_DIRECTIONS FOR THIS TASK:_
Output the full listing below exactly, without the pictures.

_DATA SHOWN:_
════════════════════
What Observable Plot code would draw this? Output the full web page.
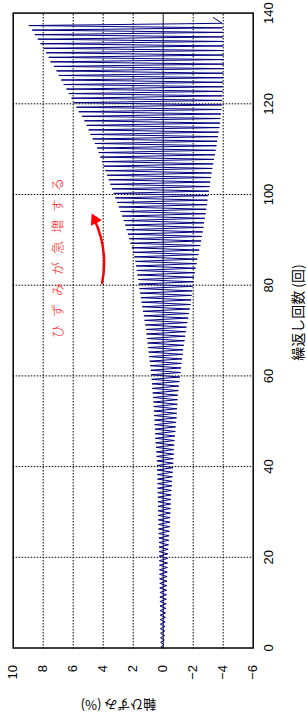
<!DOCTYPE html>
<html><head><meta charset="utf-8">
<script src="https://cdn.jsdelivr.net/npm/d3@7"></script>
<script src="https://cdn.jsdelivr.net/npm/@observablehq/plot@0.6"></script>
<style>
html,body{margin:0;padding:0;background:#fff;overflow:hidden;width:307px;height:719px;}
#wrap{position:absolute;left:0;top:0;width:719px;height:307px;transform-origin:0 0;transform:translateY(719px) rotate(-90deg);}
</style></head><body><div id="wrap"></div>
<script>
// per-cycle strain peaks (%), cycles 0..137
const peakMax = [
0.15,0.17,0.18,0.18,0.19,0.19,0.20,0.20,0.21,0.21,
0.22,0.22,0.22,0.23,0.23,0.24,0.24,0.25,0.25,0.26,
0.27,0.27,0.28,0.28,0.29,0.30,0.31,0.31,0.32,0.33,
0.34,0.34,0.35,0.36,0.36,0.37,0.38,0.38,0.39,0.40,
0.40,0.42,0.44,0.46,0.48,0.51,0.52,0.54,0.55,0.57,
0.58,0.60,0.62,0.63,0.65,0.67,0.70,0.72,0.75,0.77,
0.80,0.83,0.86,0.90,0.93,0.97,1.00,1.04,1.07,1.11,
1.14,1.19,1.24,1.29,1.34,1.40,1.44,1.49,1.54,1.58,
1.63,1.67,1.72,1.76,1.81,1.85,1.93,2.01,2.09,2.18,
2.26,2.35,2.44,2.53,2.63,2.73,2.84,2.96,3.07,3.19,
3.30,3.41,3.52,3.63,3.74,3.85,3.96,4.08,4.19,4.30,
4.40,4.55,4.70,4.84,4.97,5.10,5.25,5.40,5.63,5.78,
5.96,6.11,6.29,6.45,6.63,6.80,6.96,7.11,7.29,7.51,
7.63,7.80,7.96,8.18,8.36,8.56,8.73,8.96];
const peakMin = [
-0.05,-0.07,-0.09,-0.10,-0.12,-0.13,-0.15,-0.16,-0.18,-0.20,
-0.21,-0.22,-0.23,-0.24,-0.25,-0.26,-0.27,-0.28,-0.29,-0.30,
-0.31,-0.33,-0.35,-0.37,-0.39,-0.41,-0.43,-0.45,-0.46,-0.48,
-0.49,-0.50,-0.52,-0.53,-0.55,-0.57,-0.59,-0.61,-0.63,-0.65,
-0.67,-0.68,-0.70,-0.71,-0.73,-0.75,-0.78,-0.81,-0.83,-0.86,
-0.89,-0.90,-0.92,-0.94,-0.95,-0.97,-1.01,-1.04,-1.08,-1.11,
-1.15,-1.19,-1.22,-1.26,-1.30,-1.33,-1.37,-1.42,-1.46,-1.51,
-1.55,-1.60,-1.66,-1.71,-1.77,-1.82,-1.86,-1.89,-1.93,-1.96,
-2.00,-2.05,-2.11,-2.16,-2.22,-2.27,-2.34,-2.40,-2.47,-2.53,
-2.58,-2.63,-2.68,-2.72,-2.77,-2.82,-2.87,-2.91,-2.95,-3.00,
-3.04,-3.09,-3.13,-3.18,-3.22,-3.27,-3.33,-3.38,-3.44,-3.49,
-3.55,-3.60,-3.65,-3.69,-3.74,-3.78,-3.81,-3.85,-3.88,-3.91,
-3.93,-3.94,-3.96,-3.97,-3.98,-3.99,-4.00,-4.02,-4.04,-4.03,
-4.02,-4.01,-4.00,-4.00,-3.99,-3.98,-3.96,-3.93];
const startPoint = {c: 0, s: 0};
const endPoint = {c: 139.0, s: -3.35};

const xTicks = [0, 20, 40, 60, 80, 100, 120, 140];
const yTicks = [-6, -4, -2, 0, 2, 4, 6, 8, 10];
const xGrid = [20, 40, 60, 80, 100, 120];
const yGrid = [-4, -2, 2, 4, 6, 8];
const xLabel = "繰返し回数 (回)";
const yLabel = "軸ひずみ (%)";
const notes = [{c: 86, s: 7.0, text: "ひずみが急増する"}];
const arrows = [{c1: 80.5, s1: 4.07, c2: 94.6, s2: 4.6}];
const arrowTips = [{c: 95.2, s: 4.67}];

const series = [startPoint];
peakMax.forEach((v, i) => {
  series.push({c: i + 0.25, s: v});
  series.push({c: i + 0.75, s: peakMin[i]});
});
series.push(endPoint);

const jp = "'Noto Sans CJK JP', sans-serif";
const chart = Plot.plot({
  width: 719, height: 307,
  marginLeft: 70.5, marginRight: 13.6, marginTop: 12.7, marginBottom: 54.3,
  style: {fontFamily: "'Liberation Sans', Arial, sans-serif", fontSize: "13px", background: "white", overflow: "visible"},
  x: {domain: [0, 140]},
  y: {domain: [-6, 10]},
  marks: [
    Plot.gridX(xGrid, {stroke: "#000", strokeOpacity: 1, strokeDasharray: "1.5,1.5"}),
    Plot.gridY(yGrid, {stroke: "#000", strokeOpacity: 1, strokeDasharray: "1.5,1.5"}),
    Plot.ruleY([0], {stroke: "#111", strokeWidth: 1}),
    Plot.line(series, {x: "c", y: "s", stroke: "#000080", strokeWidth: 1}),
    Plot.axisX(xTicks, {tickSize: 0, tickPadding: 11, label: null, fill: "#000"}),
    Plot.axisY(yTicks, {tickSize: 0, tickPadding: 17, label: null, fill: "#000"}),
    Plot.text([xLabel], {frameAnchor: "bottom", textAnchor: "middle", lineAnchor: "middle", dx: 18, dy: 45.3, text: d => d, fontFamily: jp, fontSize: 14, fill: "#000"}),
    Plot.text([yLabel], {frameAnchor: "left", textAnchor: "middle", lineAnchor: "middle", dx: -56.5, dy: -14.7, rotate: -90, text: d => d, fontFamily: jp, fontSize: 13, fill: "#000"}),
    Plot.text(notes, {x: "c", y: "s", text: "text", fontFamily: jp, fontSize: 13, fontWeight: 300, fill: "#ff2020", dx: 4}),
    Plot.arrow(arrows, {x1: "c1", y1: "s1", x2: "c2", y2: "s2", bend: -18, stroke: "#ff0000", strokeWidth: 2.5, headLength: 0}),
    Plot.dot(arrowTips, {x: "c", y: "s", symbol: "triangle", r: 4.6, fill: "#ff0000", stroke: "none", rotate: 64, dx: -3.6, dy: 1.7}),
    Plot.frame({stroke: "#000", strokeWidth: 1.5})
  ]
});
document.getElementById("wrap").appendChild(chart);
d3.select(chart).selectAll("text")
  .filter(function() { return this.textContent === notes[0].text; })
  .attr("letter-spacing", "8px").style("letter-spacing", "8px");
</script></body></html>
════════════════════
_SOLUTION TO THE PROBLEM:_
What Observable Plot code would draw this? Output the full web page.
<!DOCTYPE html>
<html><head><meta charset="utf-8">
<script src="https://cdn.jsdelivr.net/npm/d3@7"></script>
<script src="https://cdn.jsdelivr.net/npm/@observablehq/plot@0.6"></script>
<style>
html,body{margin:0;padding:0;background:#fff;overflow:hidden;width:307px;height:719px;}
#wrap{position:absolute;left:0;top:0;width:719px;height:307px;transform-origin:0 0;transform:translateY(719px) rotate(-90deg);}
</style></head><body><div id="wrap"></div>
<script>
// per-cycle strain peaks (%), cycles 0..137
const peakMax = [
0.15,0.17,0.18,0.18,0.19,0.19,0.20,0.20,0.21,0.21,
0.22,0.22,0.22,0.23,0.23,0.24,0.24,0.25,0.25,0.26,
0.27,0.27,0.28,0.28,0.29,0.30,0.31,0.31,0.32,0.33,
0.34,0.34,0.35,0.36,0.36,0.37,0.38,0.38,0.39,0.40,
0.40,0.42,0.44,0.46,0.48,0.51,0.52,0.54,0.55,0.57,
0.58,0.60,0.62,0.63,0.65,0.67,0.70,0.72,0.75,0.77,
0.80,0.83,0.86,0.90,0.93,0.97,1.00,1.04,1.07,1.11,
1.14,1.19,1.24,1.29,1.34,1.40,1.44,1.49,1.54,1.58,
1.63,1.67,1.72,1.76,1.81,1.85,1.93,2.01,2.09,2.18,
2.26,2.35,2.44,2.53,2.63,2.73,2.84,2.96,3.07,3.19,
3.30,3.41,3.52,3.63,3.74,3.85,3.96,4.08,4.19,4.30,
4.40,4.55,4.70,4.84,4.97,5.10,5.25,5.40,5.63,5.78,
5.96,6.11,6.29,6.45,6.63,6.80,6.96,7.11,7.29,7.51,
7.63,7.80,7.96,8.18,8.36,8.56,8.73,8.96];
const peakMin = [
-0.05,-0.07,-0.09,-0.10,-0.12,-0.13,-0.15,-0.16,-0.18,-0.20,
-0.21,-0.22,-0.23,-0.24,-0.25,-0.26,-0.27,-0.28,-0.29,-0.30,
-0.31,-0.33,-0.35,-0.37,-0.39,-0.41,-0.43,-0.45,-0.46,-0.48,
-0.49,-0.50,-0.52,-0.53,-0.55,-0.57,-0.59,-0.61,-0.63,-0.65,
-0.67,-0.68,-0.70,-0.71,-0.73,-0.75,-0.78,-0.81,-0.83,-0.86,
-0.89,-0.90,-0.92,-0.94,-0.95,-0.97,-1.01,-1.04,-1.08,-1.11,
-1.15,-1.19,-1.22,-1.26,-1.30,-1.33,-1.37,-1.42,-1.46,-1.51,
-1.55,-1.60,-1.66,-1.71,-1.77,-1.82,-1.86,-1.89,-1.93,-1.96,
-2.00,-2.05,-2.11,-2.16,-2.22,-2.27,-2.34,-2.40,-2.47,-2.53,
-2.58,-2.63,-2.68,-2.72,-2.77,-2.82,-2.87,-2.91,-2.95,-3.00,
-3.04,-3.09,-3.13,-3.18,-3.22,-3.27,-3.33,-3.38,-3.44,-3.49,
-3.55,-3.60,-3.65,-3.69,-3.74,-3.78,-3.81,-3.85,-3.88,-3.91,
-3.93,-3.94,-3.96,-3.97,-3.98,-3.99,-4.00,-4.02,-4.04,-4.03,
-4.02,-4.01,-4.00,-4.00,-3.99,-3.98,-3.96,-3.93];
const startPoint = {c: 0, s: 0};
const endPoint = {c: 139.0, s: -3.35};

const xTicks = [0, 20, 40, 60, 80, 100, 120, 140];
const yTicks = [-6, -4, -2, 0, 2, 4, 6, 8, 10];
const xGrid = [20, 40, 60, 80, 100, 120];
const yGrid = [-4, -2, 2, 4, 6, 8];
const xLabel = "繰返し回数 (回)";
const yLabel = "軸ひずみ (%)";
const notes = [{c: 86, s: 7.0, text: "ひずみが急増する"}];
const arrows = [{c1: 80.5, s1: 4.07, c2: 94.6, s2: 4.6}];
const arrowTips = [{c: 95.2, s: 4.67}];

const series = [startPoint];
peakMax.forEach((v, i) => {
  series.push({c: i + 0.25, s: v});
  series.push({c: i + 0.75, s: peakMin[i]});
});
series.push(endPoint);

const jp = "'Noto Sans CJK JP', sans-serif";
const chart = Plot.plot({
  width: 719, height: 307,
  marginLeft: 70.5, marginRight: 13.6, marginTop: 12.7, marginBottom: 54.3,
  style: {fontFamily: "'Liberation Sans', Arial, sans-serif", fontSize: "13px", background: "white", overflow: "visible"},
  x: {domain: [0, 140]},
  y: {domain: [-6, 10]},
  marks: [
    Plot.gridX(xGrid, {stroke: "#000", strokeOpacity: 1, strokeDasharray: "1.5,1.5"}),
    Plot.gridY(yGrid, {stroke: "#000", strokeOpacity: 1, strokeDasharray: "1.5,1.5"}),
    Plot.ruleY([0], {stroke: "#111", strokeWidth: 1}),
    Plot.line(series, {x: "c", y: "s", stroke: "#000080", strokeWidth: 1}),
    Plot.axisX(xTicks, {tickSize: 0, tickPadding: 11, label: null, fill: "#000"}),
    Plot.axisY(yTicks, {tickSize: 0, tickPadding: 17, label: null, fill: "#000"}),
    Plot.text([xLabel], {frameAnchor: "bottom", textAnchor: "middle", lineAnchor: "middle", dx: 18, dy: 45.3, text: d => d, fontFamily: jp, fontSize: 14, fill: "#000"}),
    Plot.text([yLabel], {frameAnchor: "left", textAnchor: "middle", lineAnchor: "middle", dx: -56.5, dy: -14.7, rotate: -90, text: d => d, fontFamily: jp, fontSize: 13, fill: "#000"}),
    Plot.text(notes, {x: "c", y: "s", text: "text", fontFamily: jp, fontSize: 13, fontWeight: 300, fill: "#ff2020", dx: 4}),
    Plot.arrow(arrows, {x1: "c1", y1: "s1", x2: "c2", y2: "s2", bend: -18, stroke: "#ff0000", strokeWidth: 2.5, headLength: 0}),
    Plot.dot(arrowTips, {x: "c", y: "s", symbol: "triangle", r: 4.6, fill: "#ff0000", stroke: "none", rotate: 64, dx: -3.6, dy: 1.7}),
    Plot.frame({stroke: "#000", strokeWidth: 1.5})
  ]
});
document.getElementById("wrap").appendChild(chart);
d3.select(chart).selectAll("text")
  .filter(function() { return this.textContent === notes[0].text; })
  .attr("letter-spacing", "8px").style("letter-spacing", "8px");
</script></body></html>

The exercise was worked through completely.